Waner v City of New York
2004 NY Slip Op 02264 [5 AD3d 288]
March 25, 2004
Appellate Division, First Department
Published by New York State Law Reporting Bureau pursuant to Judiciary Law § 431.
As corrected through Wednesday, May 26, 2004


Paul Waner, Appellant,
v
City of New York, Respondent.

Order, Supreme Court, New York County (Joan Madden, J.), entered December 10, 2001, which granted defendant's motion for summary judgment dismissing the complaint, unanimously affirmed, without costs.

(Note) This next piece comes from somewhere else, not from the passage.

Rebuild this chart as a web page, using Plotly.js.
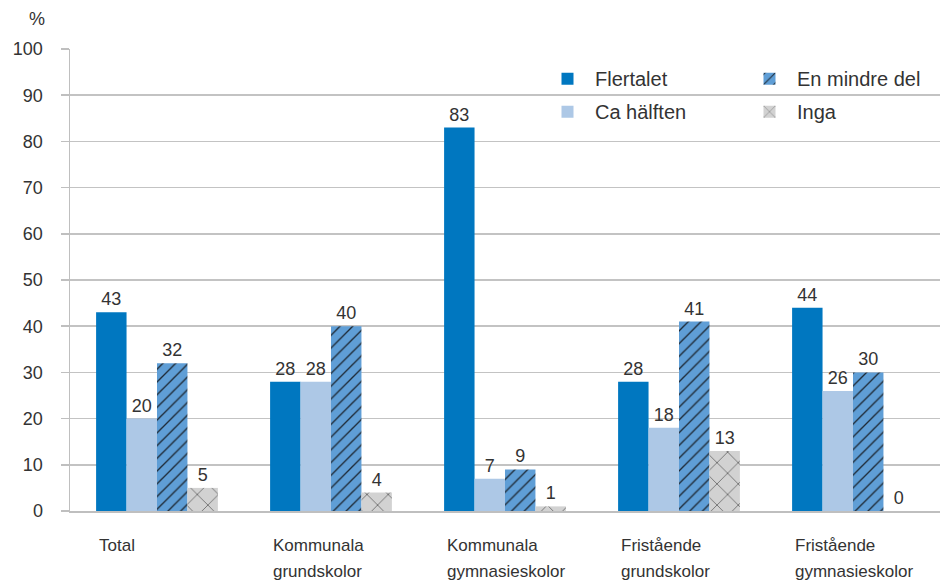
<!DOCTYPE html>
<html>
<head>
<meta charset="utf-8">
<script src="https://cdn.plot.ly/plotly-3.0.1.min.js"></script>
<style>html,body{margin:0;padding:0;background:#fff;}#chart{width:944px;height:581px;}</style>
</head>
<body>
<div id="chart"></div>
<script>
const categories = ['Total', 'Kommunala grundskolor', 'Kommunala gymnasieskolor', 'Fristående grundskolor', 'Fristående gymnasieskolor'];
const flertalet = [43, 28, 83, 28, 44];
const caHalften = [20, 28, 7, 18, 26];
const enMindreDel = [32, 40, 9, 41, 30];
const inga = [5, 4, 1, 13, 0];
const yTicks = [0, 10, 20, 30, 40, 50, 60, 70, 80, 90, 100];

const numFont = {family: 'Liberation Sans, Arial, sans-serif', size: 18, color: '#333333'};
const catFont = {family: 'Liberation Sans, Arial, sans-serif', size: 17, color: '#333333'};

function barTrace(name, values, marker, legend, rank) {
  return {
    type: 'bar', name: name, x: categories, y: values,
    marker: Object.assign({line: {width: 0}}, marker),
    text: values.map(v => String(v)), textposition: 'outside',
    textfont: numFont, cliponaxis: false,
    legend: legend, legendgroup: name, legendrank: rank,
    hoverinfo: 'name+y'
  };
}

const traces = [
  barTrace('Flertalet', flertalet, {color: '#0077C0'}, 'legend', 1),
  barTrace('Ca hälften', caHalften, {color: '#ADC8E6'}, 'legend', 2),
  barTrace('En mindre del', enMindreDel, {color: '#5F9ED6', pattern: {shape: '/', fgcolor: '#1E2A36', bgcolor: '#5F9ED6', size: 9, solidity: 0.15, fillmode: 'replace'}}, 'legend2', 3),
  barTrace('Inga', inga, {color: '#D2D2D2', pattern: {shape: 'x', fgcolor: '#2A2A2A', bgcolor: '#D2D2D2', size: 15, solidity: 0.07, fillmode: 'replace'}}, 'legend2', 4)
];

const annotations = [{
  text: '%', xref: 'paper', yref: 'paper', x: 0, y: 1, xshift: -33, yshift: 30,
  xanchor: 'center', yanchor: 'middle', showarrow: false, font: numFont
}];
categories.forEach(c => {
  const i = c.indexOf(' ');
  const lines = i < 0 ? [c] : [c.slice(0, i), c.slice(i + 1)];
  lines.forEach((ln, k) => {
    annotations.push({
      text: ln, xref: 'x', yref: 'paper', x: c, y: 0, xshift: -60, yshift: -34 - 26 * k,
      xanchor: 'left', yanchor: 'middle', showarrow: false, font: catFont
    });
  });
});

const legendCommon = {
  orientation: 'v', xref: 'paper', yref: 'paper', yanchor: 'top', y: 0.978,
  font: {family: 'Liberation Sans, Arial, sans-serif', size: 20, color: '#333333'},
  bgcolor: 'rgba(0,0,0,0)', borderwidth: 0, tracegroupgap: 4, itemwidth: 45
};

const layout = {
  width: 944, height: 581,
  margin: {l: 70, r: 4, t: 49, b: 70},
  paper_bgcolor: '#ffffff', plot_bgcolor: '#ffffff',
  barmode: 'group', bargap: 0.3, bargroupgap: 0,
  showlegend: true,
  legend: Object.assign({}, legendCommon, {x: (540 - 70) / 870}),
  legend2: Object.assign({}, legendCommon, {x: (742 - 70) / 870}),
  xaxis: {
    type: 'category', showticklabels: false, ticks: '',
    showline: true, linecolor: '#BFBFBF', linewidth: 1.5,
    showgrid: false, zeroline: false, fixedrange: true
  },
  yaxis: {
    range: [0, 100], tickvals: yTicks, ticktext: yTicks.map(String),
    tickfont: numFont, ticks: 'outside', ticklen: 8, tickcolor: '#BFBFBF', tickwidth: 1.5,
    ticklabelstandoff: 14,
    showline: true, linecolor: '#BFBFBF', linewidth: 1.5,
    showgrid: true, gridcolor: '#C3C3C3', gridwidth: 1.5, zeroline: false, fixedrange: true
  },
  annotations: annotations
};

Plotly.newPlot('chart', traces, layout, {displayModeBar: false, staticPlot: true});
</script>
</body>
</html>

Inasmuch as defendant's prima facie showing of entitlement to judgment as a matter of law went unrebutted by plaintiff, the grant of summary judgment dismissing the complaint was proper (see Alvarez v Prospect Hosp., 68 NY2d 320, 324 [1986]; Winegrad v New York Univ. Med. Ctr., 64 NY2d 851, 853 [1985]). The markings relied upon by plaintiff on the Big Apple Pothole and Sidewalk Protection Committee map are insufficient to raise any triable issue as to whether defendant had notice of the particular hazard alleged (see Camacho v City of New York, 218 AD2d 725, 726 [1995]). Concur—Buckley, P.J., Tom, Sullivan, Ellerin and Williams, JJ.